### Instructions for the task
Print the material below exactly as it stands, please, from its first line to the line holding "const data = years.map((y, i)", with no pictures.

### Collected material
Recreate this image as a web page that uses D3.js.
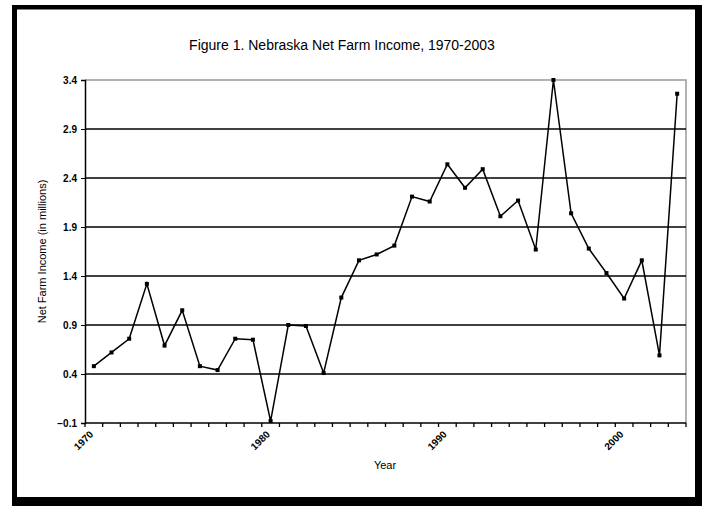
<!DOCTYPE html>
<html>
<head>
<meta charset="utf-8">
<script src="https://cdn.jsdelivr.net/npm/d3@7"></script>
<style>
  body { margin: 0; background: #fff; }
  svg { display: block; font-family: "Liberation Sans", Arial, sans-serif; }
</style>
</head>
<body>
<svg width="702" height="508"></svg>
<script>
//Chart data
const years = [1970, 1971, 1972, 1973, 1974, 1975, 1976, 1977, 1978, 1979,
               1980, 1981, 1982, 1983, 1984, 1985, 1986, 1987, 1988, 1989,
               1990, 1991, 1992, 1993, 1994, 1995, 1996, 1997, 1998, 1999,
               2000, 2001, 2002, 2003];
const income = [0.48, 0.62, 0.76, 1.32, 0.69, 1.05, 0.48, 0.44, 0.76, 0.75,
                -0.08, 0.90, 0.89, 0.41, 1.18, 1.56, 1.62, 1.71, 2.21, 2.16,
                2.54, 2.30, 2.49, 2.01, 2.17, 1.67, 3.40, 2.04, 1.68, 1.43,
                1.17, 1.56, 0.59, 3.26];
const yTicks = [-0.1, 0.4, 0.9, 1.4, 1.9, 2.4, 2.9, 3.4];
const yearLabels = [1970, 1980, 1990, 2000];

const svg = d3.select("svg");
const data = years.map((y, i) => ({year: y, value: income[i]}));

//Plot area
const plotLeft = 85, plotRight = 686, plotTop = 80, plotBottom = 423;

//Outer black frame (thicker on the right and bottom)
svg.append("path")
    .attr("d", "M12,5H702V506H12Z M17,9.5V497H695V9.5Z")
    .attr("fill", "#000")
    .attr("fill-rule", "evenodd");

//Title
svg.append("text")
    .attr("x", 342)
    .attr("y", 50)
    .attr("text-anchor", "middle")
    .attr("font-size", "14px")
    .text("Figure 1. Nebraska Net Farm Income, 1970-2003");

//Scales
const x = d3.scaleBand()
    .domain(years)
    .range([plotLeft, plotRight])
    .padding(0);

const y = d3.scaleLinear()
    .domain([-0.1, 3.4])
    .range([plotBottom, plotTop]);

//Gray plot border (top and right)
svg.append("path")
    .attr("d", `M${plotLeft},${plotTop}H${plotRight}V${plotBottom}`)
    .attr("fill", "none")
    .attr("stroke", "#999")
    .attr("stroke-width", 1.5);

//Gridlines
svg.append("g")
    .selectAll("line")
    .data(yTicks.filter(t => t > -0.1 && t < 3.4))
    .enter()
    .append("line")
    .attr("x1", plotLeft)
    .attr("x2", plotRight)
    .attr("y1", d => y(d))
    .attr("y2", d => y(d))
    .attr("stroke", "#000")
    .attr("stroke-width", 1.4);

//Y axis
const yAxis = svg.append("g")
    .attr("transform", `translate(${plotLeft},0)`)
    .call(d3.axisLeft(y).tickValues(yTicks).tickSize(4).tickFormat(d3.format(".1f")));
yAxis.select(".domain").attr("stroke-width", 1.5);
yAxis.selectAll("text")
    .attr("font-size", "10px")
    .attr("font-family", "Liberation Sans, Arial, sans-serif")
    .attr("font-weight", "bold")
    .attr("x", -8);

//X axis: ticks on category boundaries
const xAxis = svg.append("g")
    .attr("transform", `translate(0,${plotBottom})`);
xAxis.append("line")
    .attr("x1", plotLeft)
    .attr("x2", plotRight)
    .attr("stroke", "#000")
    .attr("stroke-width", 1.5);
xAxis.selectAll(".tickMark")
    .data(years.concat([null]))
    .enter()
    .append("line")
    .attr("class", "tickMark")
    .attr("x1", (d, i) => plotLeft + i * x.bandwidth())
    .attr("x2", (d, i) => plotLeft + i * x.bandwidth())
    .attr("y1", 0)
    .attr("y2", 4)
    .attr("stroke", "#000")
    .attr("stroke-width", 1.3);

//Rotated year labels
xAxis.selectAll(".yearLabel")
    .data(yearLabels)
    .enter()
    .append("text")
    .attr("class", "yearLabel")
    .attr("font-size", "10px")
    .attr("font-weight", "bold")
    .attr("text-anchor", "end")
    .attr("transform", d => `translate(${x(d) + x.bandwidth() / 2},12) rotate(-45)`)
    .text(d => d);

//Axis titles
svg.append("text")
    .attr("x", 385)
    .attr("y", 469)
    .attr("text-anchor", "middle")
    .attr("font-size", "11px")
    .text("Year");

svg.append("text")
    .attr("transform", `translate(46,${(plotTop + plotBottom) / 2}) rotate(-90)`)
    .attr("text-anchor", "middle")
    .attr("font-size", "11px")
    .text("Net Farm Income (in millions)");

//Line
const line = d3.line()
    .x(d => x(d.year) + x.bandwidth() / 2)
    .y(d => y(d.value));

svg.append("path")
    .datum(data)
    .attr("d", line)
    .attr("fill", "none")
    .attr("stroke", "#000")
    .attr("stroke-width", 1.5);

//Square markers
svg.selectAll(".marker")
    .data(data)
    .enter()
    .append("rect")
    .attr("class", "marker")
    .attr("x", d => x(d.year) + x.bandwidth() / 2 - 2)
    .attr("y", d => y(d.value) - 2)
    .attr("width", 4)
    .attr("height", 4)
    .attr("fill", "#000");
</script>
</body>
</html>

### Response to the exercise
Recreate this image as a web page that uses D3.js.
<!DOCTYPE html>
<html>
<head>
<meta charset="utf-8">
<script src="https://cdn.jsdelivr.net/npm/d3@7"></script>
<style>
  body { margin: 0; background: #fff; }
  svg { display: block; font-family: "Liberation Sans", Arial, sans-serif; }
</style>
</head>
<body>
<svg width="702" height="508"></svg>
<script>
//Chart data
const years = [1970, 1971, 1972, 1973, 1974, 1975, 1976, 1977, 1978, 1979,
               1980, 1981, 1982, 1983, 1984, 1985, 1986, 1987, 1988, 1989,
               1990, 1991, 1992, 1993, 1994, 1995, 1996, 1997, 1998, 1999,
               2000, 2001, 2002, 2003];
const income = [0.48, 0.62, 0.76, 1.32, 0.69, 1.05, 0.48, 0.44, 0.76, 0.75,
                -0.08, 0.90, 0.89, 0.41, 1.18, 1.56, 1.62, 1.71, 2.21, 2.16,
                2.54, 2.30, 2.49, 2.01, 2.17, 1.67, 3.40, 2.04, 1.68, 1.43,
                1.17, 1.56, 0.59, 3.26];
const yTicks = [-0.1, 0.4, 0.9, 1.4, 1.9, 2.4, 2.9, 3.4];
const yearLabels = [1970, 1980, 1990, 2000];

const svg = d3.select("svg");
const data = years.map((y, i) => ({year: y, value: income[i]}));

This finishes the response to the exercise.